In what may be a portentous move for the industry, Hyundai has chosen to try to revive its domestic fortunes by opening the first new car factory to be built in Korea for over 20 years; what is intriguing about this move is that the workers in this plant will be paid 40% of the wages paid to workers in other Hyundai factories.
The new plant, in the city of Gwangju, 330kms south of Seoul, is due to open in 2021, with a capacity of 100,000 units a year; the factory will make mini-SUVs, marking Hyundai’s return to the mini-car market which it left when it stopped making the Atoz more than a decade ago. Its sister company, Kia, will be somewhat perturbed by this, having had the Korean A-segment to itself since then; Kia also has a plant of its own in Gwangju which makes the Soul and Sportage among other models.

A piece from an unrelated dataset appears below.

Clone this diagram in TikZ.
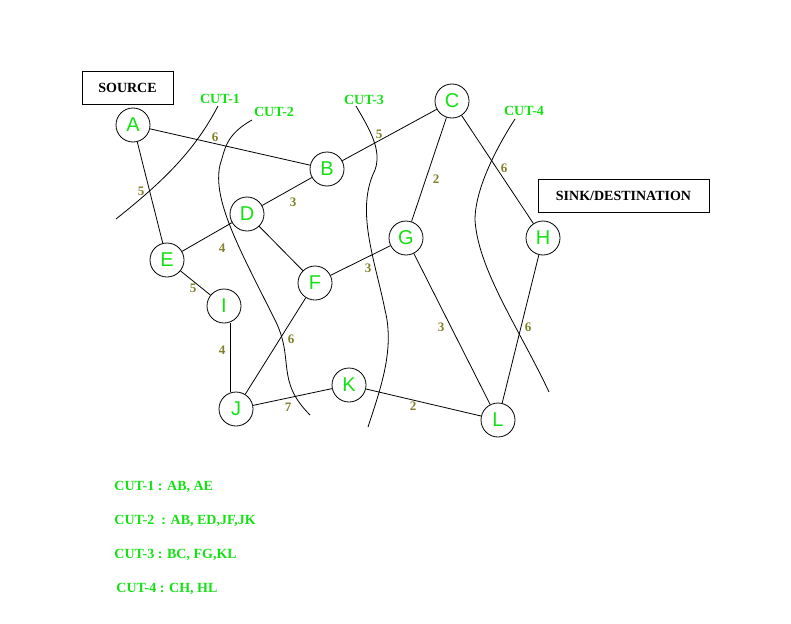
\documentclass[tikz,border=0pt]{standalone}
\usepackage{fontspec}
\setmainfont{Liberation Serif}
\newfontfamily\lsans{Liberation Sans}
\definecolor{grn}{RGB}{20,225,20}
\definecolor{olv}{RGB}{128,128,40}
\begin{document}
\begin{tikzpicture}[x=1pt,y=-1pt,line width=0.8pt,
 vtx/.style={circle,draw,fill=white,minimum size=34pt,inner sep=0pt,text=grn,font=\lsans\fontsize{20}{20}\selectfont},
 wt/.style={text=olv,font=\bfseries\fontsize{13}{13}\selectfont,inner sep=1pt},
 lbl/.style={text=grn,font=\bfseries\fontsize{14}{16}\selectfont,inner sep=0pt},
 boxn/.style={draw,font=\bfseries\fontsize{14}{16}\selectfont,inner sep=0pt}]
\useasboundingbox (0,0) rectangle (791,623);
\node[vtx] (A) at (133,125) {A};
\node[vtx] (B) at (327,169) {B};
\node[vtx] (C) at (452,101) {C};
\node[vtx] (D) at (247,214) {D};
\node[vtx] (E) at (167,260) {E};
\node[vtx] (F) at (315,283) {F};
\node[vtx] (G) at (406,238) {G};
\node[vtx] (H) at (543,238) {H};
\node[vtx] (I) at (224,306) {I};
\node[vtx] (J) at (236,409) {J};
\node[vtx] (K) at (349,385) {K};
\node[vtx] (L) at (498,420) {L};
\draw (A)--(B); \draw (A)--(E); \draw (B)--(D); \draw (B)--(C);
\draw (C)--(G); \draw (C)--(H); \draw (D)--(E); \draw (D)--(F);
\draw (F)--(G); \draw (E)--(I); \draw ([xshift=6pt]I.south)--([xshift=-6pt]J.north); \draw (J)--(F);
\draw (J)--(K); \draw (K)--(L); \draw (G)--(L); \draw (H)--(L);
\node[wt] (w1) at (215,137) {6};
\node[wt] (w2) at (141,191) {5};
\node[wt] (w3) at (293,202) {3};
\node[wt] (w4) at (379,134) {5};
\node[wt] (w5) at (436,179) {2};
\node[wt] (w6) at (504,168) {6};
\node[wt] (w7) at (222,248) {4};
\node[wt] (w8) at (368,268) {3};
\node[wt] (w9) at (193,288) {5};
\node[wt] (w10) at (222,350) {4};
\node[wt] (w11) at (291,339) {6};
\node[wt] (w12) at (288,407) {7};
\node[wt] (w13) at (413,406) {2};
\node[wt] (w14) at (441,327) {3};
\node[wt] (w15) at (528,327) {6};
\draw (218,106) .. controls (195,150) and (165,180) .. (116,219);
\draw (252,120) .. controls (225,135) and (225,150) .. (220,165) .. controls (212,200) and (240,250) .. (275,320) .. controls (295,360) and (275,380) .. (310,415);
\draw (356,106) .. controls (370,130) and (382,150) .. (375,170) .. controls (355,210) and (375,260) .. (385,310) .. controls (395,350) and (380,390) .. (368,427);
\draw (515,119) .. controls (495,150) and (475,190) .. (475,220) .. controls (478,270) and (520,330) .. (549,392);
\node[lbl] (c1) at (220,99) {CUT-1};
\node[lbl] (c2) at (274,112) {CUT-2};
\node[lbl] (c3) at (364,100) {CUT-3};
\node[lbl] (c4) at (524,111) {CUT-4};
\node[boxn,minimum width=91pt,minimum height=33pt] (src) at (127.5,87.5) {SOURCE};
\node[boxn,minimum width=171pt,minimum height=33pt] (snk) at (623.5,195.5) {SINK/DESTINATION};
\node[lbl,anchor=west] (t1) at (114,487) {CUT-1 : AB, AE};
\node[lbl,anchor=west] (t2) at (114,521) {CUT-2 \ : AB, ED,JF,JK};
\node[lbl,anchor=west] (t3) at (114,555) {CUT-3 : BC, FG,KL};
\node[lbl,anchor=west] (t4) at (116,589) {CUT-4 : CH, HL};
\end{tikzpicture}
\end{document}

The new factory is approved by the national government and will involve investment by the local government, which will take a 21% stake; Hyundai itself will take a 19% stake, while the balance will be taken by local investors, from both the private and public sectors. A total of 700bn Korean won (US630m) will be raised for this, with the scheme dependent on the whole sum being raised at the outset.
This project was first reported some time back. Towards the end of 2018 it looked as though it was not going ahead, but union agreement was, surprisingly perhaps, reached. The low wages agreement will last until at least 350,000 units have been made, or up to five years into the project. Workers in the meantime will have their low pay ameliorated by other benefits, namely subsidies housing, education and healthcare provisions.
Korea’s powerful trade unions had not been in favour of this development but appeared to have been won over as a means of creating jobs, addressing rising unemployment and because the scheme has been partly promoted as a way of repatriating jobs to Korea, reducing the threat of rising vehicle imports. The factory is expected to generate up to 12,000 jobs across the regional economy, in the factory itself, the supply chain and supporting industries.
More significantly, from a political angle, the Korean government intends to promote at least two similar schemes in other cities, namely: Gunsan (where GM operates its only remaining Korean factory where employment has been cut significantly in recent years) and Gumi, another major industrial city, home to component suppliers such as LG and Elring Klinger.
Korea’s economy has been suffering from the export of manufacturing jobs to lower cost economies in recent years; for example, Hyundai had moved production of its A-segment i10 to India (and later Turkey) to make these vehicles more competitive in their export markets. The decision to try to revive declining domestic industrial regions by establishing new factories with effectively state-subsidised jobs is an interesting take on central government supported economic revival strategies. Could this be the forerunner of similar moves in other developed world economies which have seen huge swathes of traditional economic activity and employment sacrificed at the altar of sourcing from the lowest cost location, globally?
The idea of repatriating low cost jobs is certainly a novel solution, but whether that would be allowed or deemed acceptable in Europe or the US is an interesting question.